Comment « en être » ? Les Juifs et la « haute société » dans la seconde moitié du XIXe siècle, par Catherine Nicault

Dès la Monarchie de Juillet et le Second Empire, et plus encore dans les années 1880-1900, les « Israélites » parvenus au sommet de la réussite économique et financière aspirent à conquérir une « position mondaine » considérée comme le degré ultime de la « distinction » sociale. Or l’antisémitisme régnant dans la « Haute Société », alors de composition essentiellement aristocratique, ne leur facilite pas les choses, surtout à la fin du siècle. L’article cherche d’abord à montrer que la quête de la réussite mondaine chez les parvenus juifs est un fait social isolable, qui tire sa source non du seul snobisme mais souvent aussi du désir de parachever leur processus d’intégration dans la société française – comme le prouve notamment le refus fréquent de la conversion.
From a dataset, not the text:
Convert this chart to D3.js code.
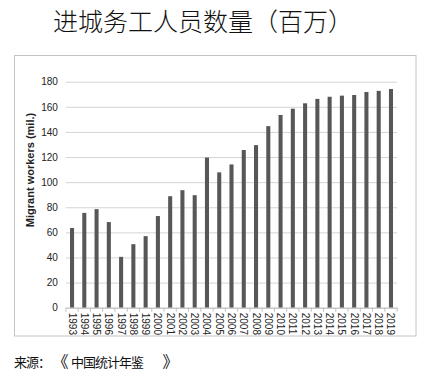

Partant de là, sont examinées les tactiques déployées (réceptions fastueuses, libéralités d’argent de toute sorte, mariages), comme les résistances rencontrées. Le ressentiment est en effet la rançon du sésame utilisé pour forcer les portes de l’aristocratie, l’argent. Celui-ci s’exprime en particulier dans le registre de la médisance, dont les écrits intimes permettent de mesurer l’étendue, notamment entre l’affaire Dreyfus et la Grande Guerre, une époque pourtant souvent considérée comme marquant une décrue de l’antisémitisme en France.




How to « belong » ? The Jews and the high society during the second half of the XIXth century, by Catherine Nicault

Since the July Monarchy and the Second Empire, and much more during the years 1880-1900, the "Israélites" who had reached the top of the economical and financial achievement are eager to gain the "mundane status" considered as the ultimate stage of the social distinction. However, this High Society which was then mainly aristocratic, did not welcome them so easily, and mainly during the last years of the century. This article aims first at showing that this eagerness for mundane ranks among the recently high class Jews can be isolated as a fact of its own, not only because of snobbism, but often as a wish to achieve their integration in the French society, which is proved by their frequent refusals to become converts. Following this first aspect, the strategies which are evolved are scrutinized (gorgeous parties, liberalities of all sorts, weddings) together with the refusals they met with. Resentment is in fact the ransom for the Sesame which helped them to force the doors open into the world of aristocracy and fortune. This is particularly noticed in the foul-talking which is widely used in secret writings, more openly about the Dreyfus Affair and the First World War, although this period has often been pointed out as witnessing a lessening of anti-Semitism in France.